* Source code of charts:
+--
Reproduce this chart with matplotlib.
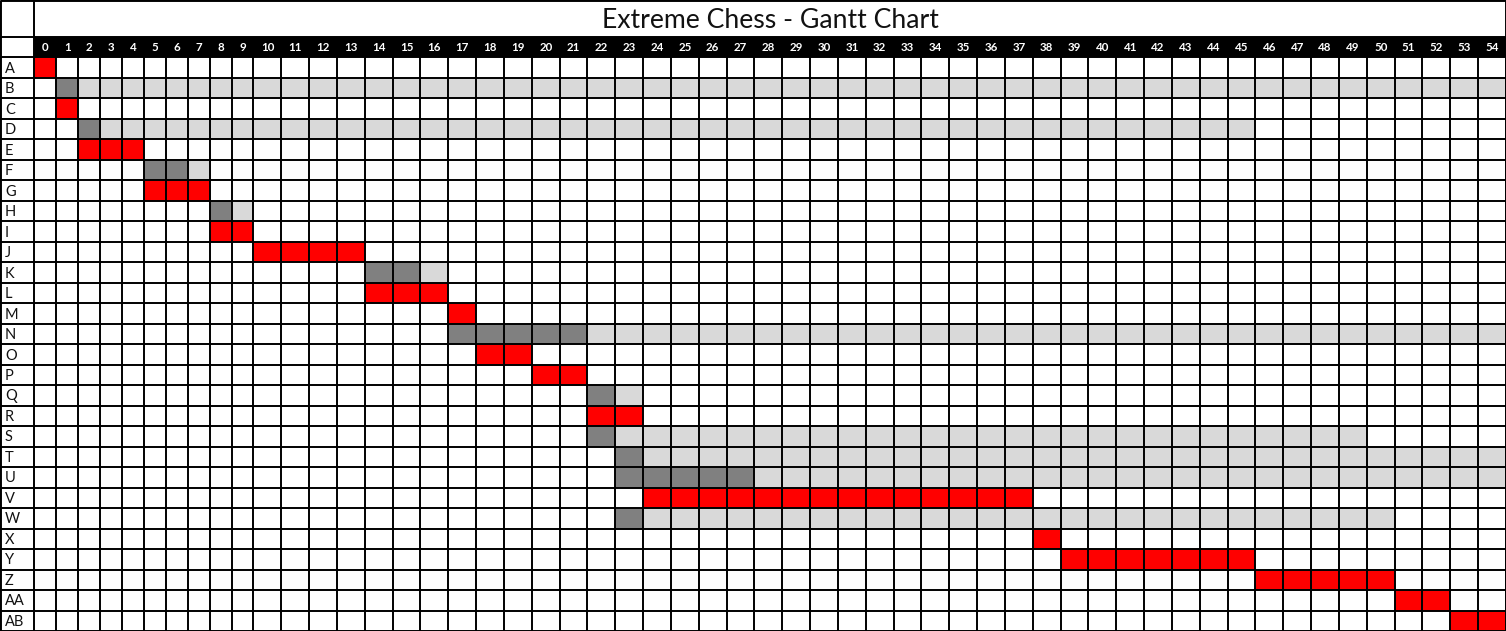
import numpy as np
import matplotlib
matplotlib.use("Agg")
import matplotlib.pyplot as plt

# --- Données du diagramme ---
title = "Extreme Chess - Gantt Chart"
weeks = list(range(55))
tasks = ["A", "B", "C", "D", "E", "F", "G", "H", "I", "J", "K", "L", "M", "N",
         "O", "P", "Q", "R", "S", "T", "U", "V", "W", "X", "Y", "Z", "AA", "AB"]
# début et durée de chaque tâche (en semaines)
starts = [0, 1, 1, 2, 2, 5, 5, 8, 8, 10, 14, 14, 17, 17,
          18, 20, 22, 22, 22, 23, 23, 24, 23, 38, 39, 46, 51, 53]
durations = [1, 1, 1, 1, 3, 2, 3, 1, 2, 4, 2, 3, 1, 5,
             2, 2, 1, 2, 1, 1, 5, 14, 1, 1, 7, 5, 2, 2]
# tâche critique (rouge) ou non (gris foncé)
critical = [1, 0, 1, 0, 1, 0, 1, 0, 1, 1, 0, 1, 1, 0,
            1, 1, 0, 1, 0, 0, 0, 1, 0, 1, 1, 1, 1, 1]
# marge totale (gris clair) après la tâche
slack = [0, 53, 0, 43, 0, 1, 0, 1, 0, 0, 1, 0, 0, 33,
         0, 0, 1, 0, 27, 31, 27, 0, 27, 0, 0, 0, 0, 0]

# --- Mise en page (pixels) ---
W, H = 1506, 631
label_w = 34.5
narrow_w = 21.9
wide_w = (W - label_w - 10 * narrow_w) / 45
row_h = (H - 37 - 20.3) / 28
title_rows = 37 / row_h


def fwd(x):
    x = np.asarray(x, dtype=float)
    return np.where(x < 10, x * narrow_w, 10 * narrow_w + (x - 10) * wide_w)


def inv(p):
    p = np.asarray(p, dtype=float)
    return np.where(p < 10 * narrow_w, p / narrow_w, 10 + (p - 10 * narrow_w) / wide_w)


plt.rcParams['font.family'] = ['Lato', 'DejaVu Sans']

fig = plt.figure(figsize=(W / 100, H / 100), dpi=100)
ax = fig.add_axes([0, 0, 1, 1])
ax.set_xscale('function', functions=(fwd, inv))
x_left = -label_w / narrow_w
n_weeks = len(weeks)
n_tasks = len(tasks)
ax.set_xlim(x_left, n_weeks)
ax.set_ylim(n_tasks, -1 - title_rows)
ax.axis('off')

red, dark, light = "#FF0000", "#808080", "#D9D9D9"

# barres de tâches et marges
y = np.arange(n_tasks)
colors = [red if c else dark for c in critical]
ax.barh(y, durations, left=starts, height=1, color=colors, align='edge', zorder=1)
ends = np.array(starts) + np.array(durations)
ax.barh(y, slack, left=ends, height=1, color=light, align='edge', zorder=1)

# ligne d'en-tête noire avec numéros de semaine
ax.barh(-1, n_weeks, left=0, height=1, color="black", align='edge', zorder=1)
for w in weeks:
    ax.text(w + 0.5, -0.5, str(w), color="white", fontsize=8.3, fontweight='bold',
            ha='center', va='center', zorder=3)

# libellés des tâches
for i, t in enumerate(tasks):
    ax.text(x_left + 5 / narrow_w, i + 0.55, t, fontsize=10.5, ha='left', va='center',
            color="#111111", zorder=3)

# titre (centré sur la zone des semaines, en pixels)
x_title = float(inv((W - label_w) / 2))
ax.text(x_title, -1 - title_rows + 20.5 / row_h, title,
        fontsize=19.2, ha='center', va='center', zorder=3, color="#111111")

# quadrillage
lw = 1.4
ax.hlines(np.arange(-1, n_tasks + 1), x_left, n_weeks, color="black", lw=lw, zorder=2)
ax.hlines(-1 - title_rows, x_left, n_weeks, color="black", lw=lw * 1.5, zorder=2)
ax.vlines(np.arange(1, n_weeks + 1), -1, n_tasks, color="black", lw=lw, zorder=2)
ax.vlines(0, -1 - title_rows, n_tasks, color="black", lw=lw, zorder=2)
ax.vlines([x_left, n_weeks], -1 - title_rows, n_tasks, color="black", lw=lw * 1.5, zorder=2)

fig.savefig("out.png", dpi=100)
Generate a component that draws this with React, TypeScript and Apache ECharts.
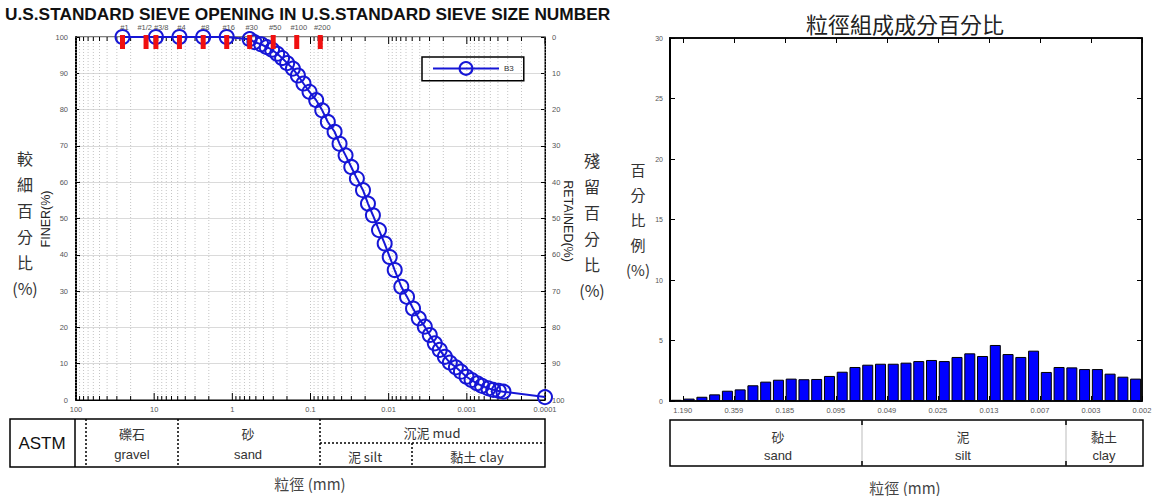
import React, { useEffect, useRef } from 'react';
import * as echarts from 'echarts';

const FONT = "'Liberation Sans', Arial, 'Noto Sans CJK TC', sans-serif";
const CJK = "'Noto Sans CJK TC', 'Liberation Sans', sans-serif";

// ---- left chart: grain size distribution curve ----
const sieveNames = ['#1', '#1/2', '#3/8', '#4', '#8', '#16', '#30', '#50', '#100', '#200'];
const sieveSizes = [25.4, 12.7, 9.5, 4.75, 2.36, 1.18, 0.6, 0.3, 0.15, 0.075];

const finerSize = [25.4, 9.5, 4.75, 2.36, 1.18, 0.6, 0.522, 0.428, 0.363, 0.31, 0.267, 0.231, 0.199, 0.168, 0.145,
  0.123, 0.103, 0.0846, 0.0708, 0.06, 0.0492, 0.0425, 0.0356, 0.0301, 0.0255, 0.0213, 0.0184, 0.0159, 0.0133,
  0.01125, 0.0097, 0.00837, 0.00689, 0.00582, 0.00488, 0.00412, 0.00345, 0.00298, 0.00257, 0.00222, 0.00191,
  0.00165, 0.00138, 0.00119, 0.00101, 0.00087, 0.00074, 0.00064, 0.00053, 0.00046, 0.00039, 0.00034, 0.0001];
const finerPct = [100, 100, 100, 100, 100, 99.4, 98.6, 98.0, 97.2, 96.5, 95.4, 94.2, 92.8, 91.3, 89.4, 87.2, 84.9,
  82.6, 79.8, 76.6, 73.9, 70.6, 67.4, 64.2, 61.0, 57.8, 54.1, 50.9, 46.8, 43.1, 39.4, 35.8, 31.2, 28.4, 25.2, 22.5,
  20.2, 17.9, 15.6, 13.8, 11.9, 10.3, 9.0, 7.8, 6.4, 5.5, 4.6, 3.9, 3.2, 2.8, 2.5, 2.3, 0.8];

const leftXTicks = [100, 10, 1, 0.1, 0.01, 0.001, 0.0001];
const leftXTickLabels = ['100', '10', '1', '0.1', '0.01', '0.001', '0.0001'];
const decadeExps = [-4, -3, -2, -1, 0, 1];

// ---- right chart: composition histogram ----
const binPercent = [0.1, 0.2, 0.35, 0.55, 0.85, 0.96, 1.3, 1.6, 1.76, 1.85, 1.8, 1.82, 2.07, 2.42, 2.81, 3.0, 3.08,
  3.08, 3.17, 3.3, 3.39, 3.3, 3.64, 3.94, 3.72, 4.63, 3.88, 3.64, 4.16, 2.4, 2.81, 2.78, 2.64, 2.64, 2.26, 2.01, 1.85];
const binTickLabels = ['1.190', '0.359', '0.185', '0.095', '0.049', '0.025', '0.013', '0.007', '0.003', '0.002'];
const binTickStep = 4;

const minorGrid: number[][] = [];
decadeExps.forEach((e) => {
  for (let m = 1; m <= 9; m++) minorGrid.push([m * Math.pow(10, e), 0, m === 1 ? 1 : 0]);
});
minorGrid.push([100, 0, 1]);

const binTickPos = binTickLabels.map((_, i) => i * binTickStep);

function leftLabel(v: number) {
  const idx = leftXTicks.findIndex((t) => Math.abs(Math.log10(t) - Math.log10(v)) < 1e-6);
  return idx >= 0 ? leftXTickLabels[idx] : '';
}
function binLabel(v: number) {
  const idx = binTickPos.findIndex((p) => Math.abs(p - v) < 1e-6);
  return idx >= 0 ? binTickLabels[idx] : '';
}

const txt = (x: number, y: number, text: string, size: number, extra: any = {}) => ({
  type: 'text', x, y, silent: true,
  style: { text, fontSize: size, fontFamily: extra.family || FONT, fill: extra.fill || '#333',
    align: extra.align || 'center', verticalAlign: extra.va || 'middle', fontWeight: extra.weight || 'normal',
    lineHeight: extra.lh },
  rotation: extra.rot || 0,
});
const ln = (x1: number, y1: number, x2: number, y2: number, extra: any = {}) => ({
  type: 'line', silent: true, shape: { x1, y1, x2, y2 },
  style: { stroke: extra.stroke || '#000', lineWidth: extra.w || 1.5, lineDash: extra.dash },
});

const graphics: any[] = [
  txt(5, 14, 'U.S.STANDARD SIEVE OPENING IN U.S.STANDARD SIEVE SIZE NUMBER', 17.3, { align: 'left', weight: 'bold', fill: '#111' }),
  txt(905, 23, '粒徑組成成分百分比', 22, { family: CJK, fill: '#222' }),
  // left chart side labels
  txt(25, 145, '較\n細\n百\n分\n比\n(%)', 16, { family: CJK, va: 'top', lh: 26, fill: '#333' }),
  txt(46, 219, 'FINER(%)', 12.5, { rot: Math.PI / 2, fill: '#222' }),
  txt(568, 221, 'RETAINED(%)', 12.5, { rot: -Math.PI / 2, fill: '#222' }),
  txt(592, 147, '殘\n留\n百\n分\n比\n(%)', 16, { family: CJK, va: 'top', lh: 26, fill: '#333' }),
  txt(638, 157, '百\n分\n比\n例\n(%)', 15, { family: CJK, va: 'top', lh: 25, fill: '#333' }),
  // left ASTM table
  { type: 'rect', silent: true, shape: { x: 10, y: 419, width: 535, height: 48 }, style: { fill: 'none', stroke: '#000', lineWidth: 1.5 } },
  ln(75, 419, 75, 467),
  ln(86, 419, 86, 467, { dash: [2, 2] }),
  ln(178, 419, 178, 467, { dash: [2, 2] }),
  ln(320, 419, 320, 467, { dash: [2, 2] }),
  ln(412, 443, 412, 467, { dash: [2, 2] }),
  ln(320, 443, 545, 443, { dash: [2, 2] }),
  txt(42, 443, 'ASTM', 17, { fill: '#111' }),
  txt(132, 433, '礫石', 13, { family: CJK }),
  txt(132, 454, 'gravel', 13),
  txt(248, 433, '砂', 13, { family: CJK }),
  txt(248, 454, 'sand', 13),
  txt(432, 432, '沉泥 mud', 13, { family: CJK }),
  txt(365, 456, '泥 silt', 13, { family: CJK }),
  txt(477, 456, '黏土 clay', 13, { family: CJK }),
  txt(310, 483, '粒徑 (mm)', 15, { family: CJK, fill: '#444' }),
  // right table
  { type: 'rect', silent: true, shape: { x: 670, y: 420, width: 473, height: 46 }, style: { fill: 'none', stroke: '#000', lineWidth: 1.5 } },
  ln(862, 420, 862, 466, { stroke: '#bbb', w: 1 }),
  ln(1066, 420, 1066, 466, { stroke: '#bbb', w: 1 }),
  ln(862, 420, 862, 425), ln(862, 461, 862, 466),
  ln(1066, 420, 1066, 425), ln(1066, 461, 1066, 466),
  txt(778, 436, '砂', 13, { family: CJK }),
  txt(778, 455, 'sand', 13),
  txt(963, 436, '泥', 13, { family: CJK }),
  txt(963, 455, 'silt', 13),
  txt(1104, 436, '黏土', 13, { family: CJK }),
  txt(1104, 455, 'clay', 13),
  txt(905, 487, '粒徑 (mm)', 15, { family: CJK, fill: '#444' }),
];

const smallLabel = { fontSize: 7.5, color: '#555', fontFamily: FONT };

const option: any = {
  animation: false,
  backgroundColor: '#fff',
  textStyle: { fontFamily: FONT },
  grid: [
    { left: 76, top: 37, width: 469, height: 363, show: true, borderColor: '#000', borderWidth: 1 },
    { left: 670, top: 38, width: 472, height: 363, show: true, borderColor: '#000', borderWidth: 1.5 },
  ],
  legend: {
    data: ['B3'], left: 422, top: 57, orient: 'horizontal',
    borderColor: '#000', borderWidth: 1.5, padding: [4, 10, 5, 10],
    itemWidth: 66, itemHeight: 16, itemGap: 5,
    textStyle: { fontSize: 8, color: '#333' },
  },
  xAxis: [
    {
      gridIndex: 0, type: 'log', logBase: 10, min: 0.0001, max: 100, inverse: true, splitNumber: 6,
      axisLine: { onZero: false, lineStyle: { color: '#000', width: 1 } }, axisTick: { show: false }, splitLine: { show: false },
      axisLabel: { ...smallLabel, margin: 6, formatter: (v: number) => leftLabel(v) },
    },
    {
      gridIndex: 1, type: 'value', min: -1, max: 36,
      axisLine: { onZero: false, lineStyle: { color: '#000', width: 1.5 } },
      axisTick: { inside: true, length: 5, customValues: binTickPos, lineStyle: { color: '#000' } },
      axisLabel: { ...smallLabel, margin: 6, customValues: binTickPos, formatter: (v: number) => binLabel(v) },
      splitLine: { show: false },
    },
    {
      gridIndex: 1, type: 'value', min: -1, max: 36, position: 'top',
      axisLine: { onZero: false, lineStyle: { color: '#000', width: 1.5 } },
      axisTick: { inside: true, length: 5, customValues: binTickPos, lineStyle: { color: '#000' } },
      axisLabel: { show: false }, splitLine: { show: false },
    },
  ],
  yAxis: [
    {
      gridIndex: 0, type: 'value', min: 0, max: 100, interval: 10, position: 'left',
      axisLine: { show: true, onZero: false, lineStyle: { color: '#000', width: 2 } },
      axisTick: { inside: true, length: 4, lineStyle: { color: '#000' } },
      axisLabel: { ...smallLabel, margin: 8 },
      splitLine: { show: true, lineStyle: { color: '#dadada', width: 1 } },
    },
    {
      gridIndex: 0, type: 'value', min: 0, max: 100, interval: 10, position: 'right', inverse: true,
      axisLine: { show: true, onZero: false, lineStyle: { color: '#000', width: 1 } },
      axisTick: { inside: true, length: 4, lineStyle: { color: '#000' } },
      axisLabel: { ...smallLabel, margin: 7 },
      splitLine: { show: false },
    },
    {
      gridIndex: 1, type: 'value', min: 0, max: 30, interval: 5, position: 'left',
      axisLine: { show: true, onZero: false, lineStyle: { color: '#000', width: 2 } },
      axisTick: { inside: true, length: 5, lineStyle: { color: '#000' } },
      axisLabel: { ...smallLabel, fontSize: 7, margin: 7 },
      splitLine: { show: false },
    },
    {
      gridIndex: 1, type: 'value', min: 0, max: 30, interval: 5, position: 'right',
      axisLine: { show: true, onZero: false, lineStyle: { color: '#000', width: 1.5 } },
      axisTick: { inside: true, length: 5, lineStyle: { color: '#000' } },
      axisLabel: { show: false }, splitLine: { show: false },
    },
  ],
  series: [
    {
      type: 'custom', xAxisIndex: 0, yAxisIndex: 0, z: 1, silent: true, clip: false,
      data: minorGrid,
      renderItem: (params: any, api: any) => {
        const x = api.value(0);
        const top = api.coord([x, 100]);
        const bot = api.coord([x, 0]);
        const major = api.value(2) === 1;
        const tl = major ? 7 : 4;
        return {
          type: 'group', children: [
            { type: 'line', shape: { x1: top[0], y1: top[1], x2: bot[0], y2: bot[1] }, style: { stroke: '#c4c4c4', lineWidth: 1, lineDash: [1, 2] } },
            { type: 'line', shape: { x1: bot[0], y1: bot[1], x2: bot[0], y2: bot[1] - tl }, style: { stroke: '#000', lineWidth: 1 } },
            { type: 'line', shape: { x1: top[0], y1: top[1], x2: top[0], y2: top[1] + tl }, style: { stroke: '#000', lineWidth: 1 } },
          ],
        };
      },
    },
    {
      type: 'line', name: 'B3', xAxisIndex: 0, yAxisIndex: 0, z: 3,
      data: finerSize.map((s, i) => [s, finerPct[i]]),
      symbol: 'circle', symbolSize: 14,
      lineStyle: { color: '#1616d6', width: 2 },
      itemStyle: { color: 'rgba(255,255,255,0)', borderColor: '#1616d6', borderWidth: 2 },
    },
    {
      type: 'custom', xAxisIndex: 0, yAxisIndex: 0, z: 5, silent: true, clip: false,
      data: sieveSizes.map((s, i) => [s, 100, i]),
      renderItem: (params: any, api: any) => {
        const p = api.coord([api.value(0), 100]);
        const name = sieveNames[api.value(2)];
        let align = 'center';
        let dx = 2;
        if (name === '#1/2') { align = 'right'; dx = 6; }
        if (name === '#3/8') { align = 'left'; dx = -2; }
        return {
          type: 'group', children: [
            { type: 'rect', shape: { x: p[0] - 2.5, y: p[1] - 2, width: 5, height: 14 }, style: { fill: '#f01010' } },
            { type: 'text', style: { text: name, x: p[0] + dx, y: p[1] - 6, fill: '#555', fontSize: 7.5, fontFamily: FONT, align, verticalAlign: 'bottom' } },
          ],
        };
      },
    },
    {
      type: 'bar', xAxisIndex: 1, yAxisIndex: 2,
      data: binPercent.map((v, i) => [i - 0.5, v]),
      barWidth: 11,
      itemStyle: { color: '#0000ff', borderColor: '#000', borderWidth: 1 },
    },
  ],
  graphic: graphics,
};

export default function App() {
  const ref = useRef<HTMLDivElement>(null);
  useEffect(() => {
    const chart = echarts.init(ref.current as HTMLDivElement, null, { renderer: 'svg' });
    chart.setOption(option);
    return () => chart.dispose();
  }, []);
  return <div ref={ref} style={{ position: 'absolute', left: 0, top: 0, width: 1161, height: 496, background: '#fff' }} />;
}
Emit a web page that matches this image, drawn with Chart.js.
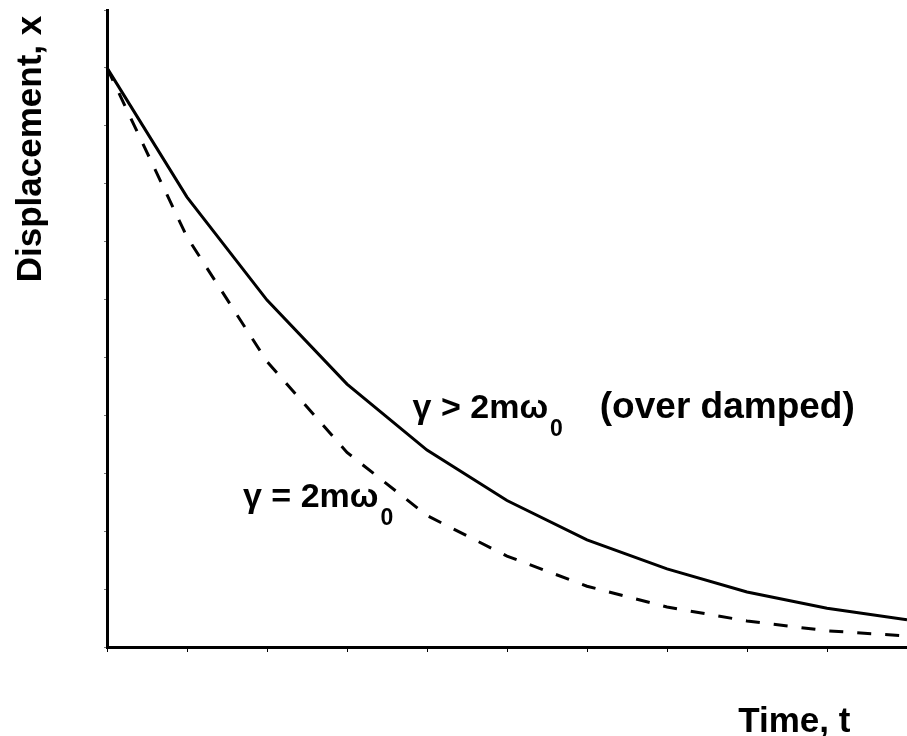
+--
* Written instruction:
Reproduce only the lines from the beginning of the data through the line that contains "plt.rcParams['font.family'] = ['Lato', 'DejaVu", both included, and please drop the pictures.

* Task answer:
Reproduce this chart with matplotlib.
import numpy as np
import matplotlib
matplotlib.use("Agg")
import matplotlib.pyplot as plt

# --- Données du diagramme ---
title = "Extreme Chess - Gantt Chart"
weeks = list(range(55))
tasks = ["A", "B", "C", "D", "E", "F", "G", "H", "I", "J", "K", "L", "M", "N",
         "O", "P", "Q", "R", "S", "T", "U", "V", "W", "X", "Y", "Z", "AA", "AB"]
# début et durée de chaque tâche (en semaines)
starts = [0, 1, 1, 2, 2, 5, 5, 8, 8, 10, 14, 14, 17, 17,
          18, 20, 22, 22, 22, 23, 23, 24, 23, 38, 39, 46, 51, 53]
durations = [1, 1, 1, 1, 3, 2, 3, 1, 2, 4, 2, 3, 1, 5,
             2, 2, 1, 2, 1, 1, 5, 14, 1, 1, 7, 5, 2, 2]
# tâche critique (rouge) ou non (gris foncé)
critical = [1, 0, 1, 0, 1, 0, 1, 0, 1, 1, 0, 1, 1, 0,
            1, 1, 0, 1, 0, 0, 0, 1, 0, 1, 1, 1, 1, 1]
# marge totale (gris clair) après la tâche
slack = [0, 53, 0, 43, 0, 1, 0, 1, 0, 0, 1, 0, 0, 33,
         0, 0, 1, 0, 27, 31, 27, 0, 27, 0, 0, 0, 0, 0]

# --- Mise en page (pixels) ---
W, H = 1506, 631
label_w = 34.5
narrow_w = 21.9
wide_w = (W - label_w - 10 * narrow_w) / 45
row_h = (H - 37 - 20.3) / 28
title_rows = 37 / row_h


def fwd(x):
    x = np.asarray(x, dtype=float)
    return np.where(x < 10, x * narrow_w, 10 * narrow_w + (x - 10) * wide_w)


def inv(p):
    p = np.asarray(p, dtype=float)
    return np.where(p < 10 * narrow_w, p / narrow_w, 10 + (p - 10 * narrow_w) / wide_w)


plt.rcParams['font.family'] = ['Lato', 'DejaVu Sans']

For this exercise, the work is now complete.